Mad Max: Fury Road
Knowing nothing about the original Mad Max movies beyond basic pop cultural osmosis, I went in for a night out with friends and a solidly crafted two hours of Things Go Splode in the Desert. I ended up blown back in my seat and spouting incomprehensible praise for, as I quote myself, the most metal shit I have ever seen. A full throttle rampage through a junkyard wasteland of skulls and rust and chrome. A straight up action flick reveling in its nature while flipping a rocket-powered bird at tired genre conventions. A heavy metal symphony with a human heart.
Fury Road is a master class in rhythm. Tightly written scenes flow within themselves and together, maintaining a well-tuned pace and a sense of motion even throughout the quieter sequences. The mayhem of warfare becomes balletic, choreographed to the grungy symphonic drive of its soundtrack. Crashes and explosions syncopate against leaping bikers and literal metronomes, warriors balanced high on swaying poles.
There’s an engaging weight to this spectacle, especially since most of the action is real. The effects are mainly practical, reliant on functional props – from the vehicles borne of scavenged parts to the flamethrowing guitar performed by an actual musician on a truck made of working amps. Which, keeping with that perfect blend of grit and absurdity, is a plausible electronic war horn.

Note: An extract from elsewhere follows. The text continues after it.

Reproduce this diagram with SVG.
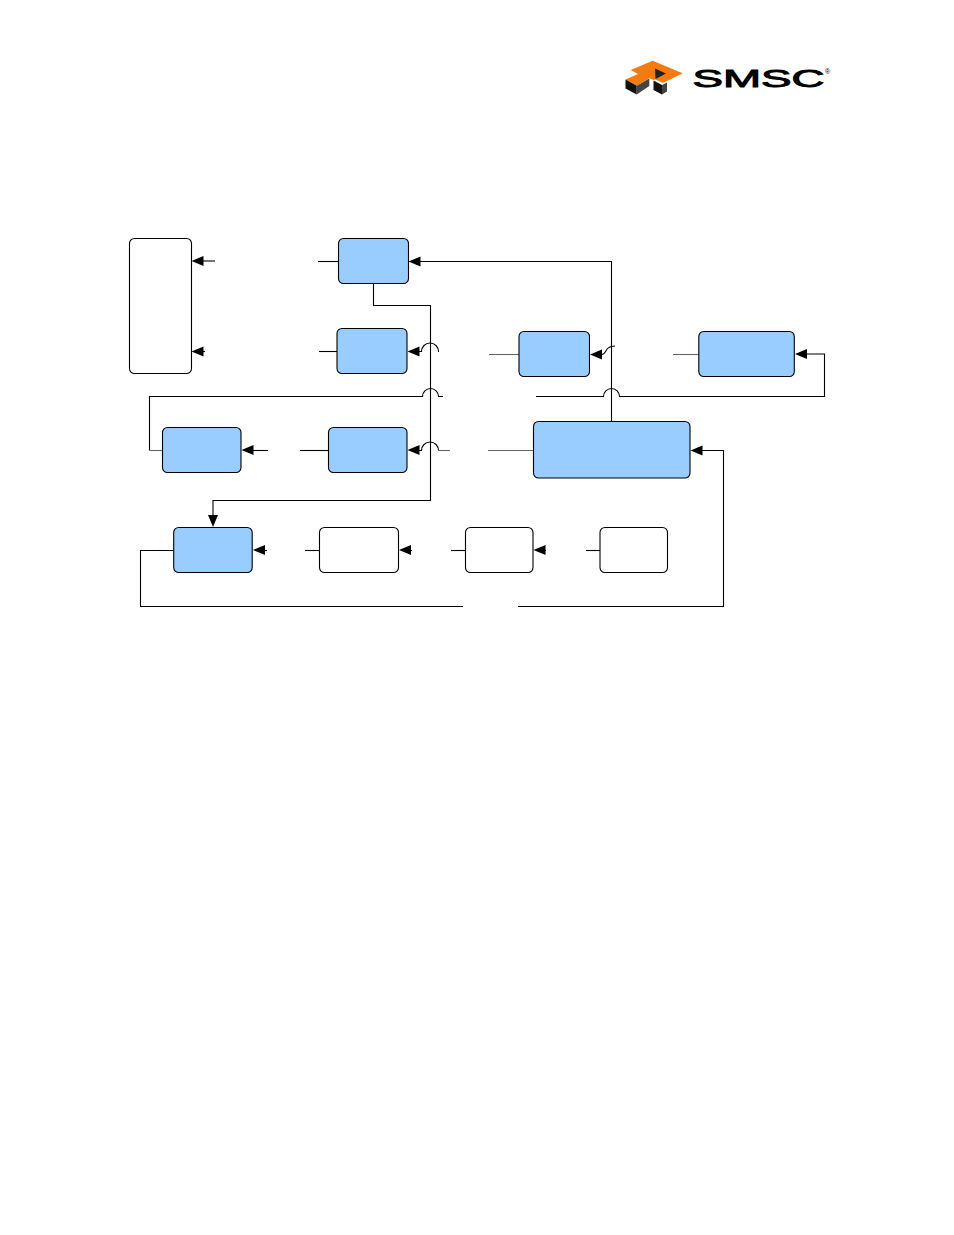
<svg xmlns="http://www.w3.org/2000/svg" width="954" height="1235" viewBox="0 0 954 1235">
<style>
.box{stroke:#000;stroke-width:1.1}
.blue{fill:#99ccff}
.white{fill:#fff}
.c{fill:none;stroke:#000;stroke-width:1.1}
.g{fill:none;stroke:#666;stroke-width:1.1}
.h{fill:#000;stroke:none}
</style>
<defs>
<polygon id="al" class="h" points="0,0 12,-5 12,5"/>
</defs>
<rect width="954" height="1235" fill="#fff"/>
<g id="logo">
<polygon fill="#f47b10" points="630.7,70 652.7,60.7 682.7,73.3 663,83 655.5,79.5 653.5,80 649.3,78.3 636.7,85.7 625.5,79.5 638,74 630.7,70"/>
<polygon fill="#222" points="655,68.5 666,73.5 655.5,79"/>
<polygon fill="#111" points="625.5,79.5 636.7,85.7 636.7,94.5 625.5,88.5"/>
<polygon fill="#444" points="636.7,85.7 649.3,78.5 649.3,86 636.7,94.5"/>
<polygon fill="#111" points="653.5,80.5 662,85 662,94.5 653.5,90"/>
<polygon fill="#444" points="662,85 667,82.5 667,91.5 662,94.5"/>
<text x="692.5" y="87" font-family="'Liberation Sans',Arial,sans-serif" font-size="23.5" textLength="132" lengthAdjust="spacingAndGlyphs" fill="#000" stroke="#000" stroke-width="0.9">SMSC</text>
<text x="825" y="74" font-family="'Liberation Sans',Arial,sans-serif" font-size="7" fill="#000">®</text>
</g>
<g id="connectors">
<path class="c" d="M215 261H198"/>
<path class="c" d="M318 261.5H338"/>
<path class="c" d="M205 351.5H198"/>
<path class="c" d="M319 351.5H337"/>
<path class="c" d="M611.5 422V261.5H415"/>
<path class="c" d="M373.5 284V305.5H430.5V500.5H213V515"/>
<path class="c" d="M419 351.5H421.5A8.5 8.5 0 0 1 438.5 351.5H439"/>
<path class="c" d="M149.5 450.5V396.5H422.5A8 8 0 0 1 438.5 396.5H443"/>
<path class="c" d="M536 396.5H603.5A8 8 0 0 1 619.5 396.5H824.5V354H806"/>
<path class="g" d="M149.5 450.5H162"/>
<path class="g" d="M489 354.5H519"/>
<path class="c" d="M602 354.5C607 354.5 604 346 615 346"/>
<path class="g" d="M673 354.5H699"/>
<path class="c" d="M268 450.5H252"/>
<path class="c" d="M300 450.5H328"/>
<path class="c" d="M419 450.5H421.5A8.5 8.5 0 0 1 438.5 450.5"/>
<path class="g" d="M438.5 450.5H450"/>
<path class="g" d="M488 450.5H533"/>
<path class="c" d="M702 450.5H723.5V606.5H518"/>
<path class="c" d="M173.5 550.5H140.5V606.5H463"/>
<path class="c" d="M267 550.5H264"/>
<path class="c" d="M305 550.5H319"/>
<path class="c" d="M412 550.5H410"/>
<path class="c" d="M451 550.5H465"/>
<path class="c" d="M546 550.5H545"/>
<path class="c" d="M586 550.5H600"/>
<use href="#al" x="191.5" y="261"/>
<use href="#al" x="191.5" y="351.5"/>
<use href="#al" x="408.5" y="261.5"/>
<use href="#al" x="407.5" y="351.5"/>
<use href="#al" x="590" y="354.5"/>
<use href="#al" x="795" y="354"/>
<use href="#al" x="241.5" y="450"/>
<use href="#al" x="407.5" y="450"/>
<use href="#al" x="690.5" y="450.5"/>
<use href="#al" x="253" y="550"/>
<use href="#al" x="399" y="550"/>
<use href="#al" x="533.5" y="550"/>
<polygon class="h" points="213,527 208,515 218,515"/>
</g>
<g id="n1"><rect class="box white" x="129.5" y="238.5" width="62" height="135" rx="5"/></g>
<g id="n2"><rect class="box blue" x="338.5" y="238.5" width="70" height="45" rx="5"/></g>
<g id="n3"><rect class="box blue" x="337" y="328.5" width="70" height="45" rx="5"/></g>
<g id="n4"><rect class="box blue" x="519" y="331.5" width="70.5" height="45" rx="5"/></g>
<g id="n5"><rect class="box blue" x="698.8" y="331.5" width="95.5" height="45" rx="5"/></g>
<g id="n6"><rect class="box blue" x="162.5" y="427.5" width="78.5" height="45" rx="5"/></g>
<g id="n7"><rect class="box blue" x="328.5" y="427.5" width="78.5" height="45" rx="5"/></g>
<g id="n8"><rect class="box blue" x="533.5" y="421.5" width="156.5" height="56.5" rx="5"/></g>
<g id="n9"><rect class="box blue" x="173.7" y="527.5" width="78.5" height="45" rx="5"/></g>
<g id="n10"><rect class="box white" x="319.5" y="527.5" width="79" height="45" rx="5"/></g>
<g id="n11"><rect class="box white" x="465.5" y="527.5" width="67.5" height="45" rx="5"/></g>
<g id="n12"><rect class="box white" x="600" y="527.5" width="67.5" height="45" rx="5"/></g>
</svg>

This bombast is balanced with refreshing subtlety, depth, and restraint. Characters show human desires and motivations through sharp dialog and engaging screen presence, demonstrating unique personality beyond archetypal role. Plot and motives are elegantly revealed without overexplanation, as is the worldbuilding, which gives a sense of consideration and structure far beyond the glimpses required to tell the story. The motif of bodies as resource adds structure as well. There is violence aplenty, but little gore – the most gruesome details are implied offscreen. Themes of sexual slavery are also judiciously handled, leaving much as background information and keeping visuals to a minimum. Instead of rationalizing graphic displays of rape and exploitation as necessary to its plot, Fury Road proves that they aren’t. It does delve back into the overt to underscore this point with the escaping sister wives’ last message to their captor – WE ARE NOT THINGS.
Indeed, Fury Road is a tale of women’s agency. Imperator Furiosa – a mechanically brilliant battle-forged hardass with a raw and regretful core – is the true lead, with Mad Max costarring as collaborator. The sister wives aid the group in their own individual ways, as do a tribe of female bikers. Fury Road is also a tale of trust building, collaboration, and redemption, with literal seeds of hope – an optimistic light in an otherwise relentlessly bleak world.
Fury Road does play its genre conventions straight with a simple plot and clear foreshadowing. This is a good thing. The intrigue is not in the if, but in the when and how – in being taken for a ride that has you gleefully yelling out the window the whole time.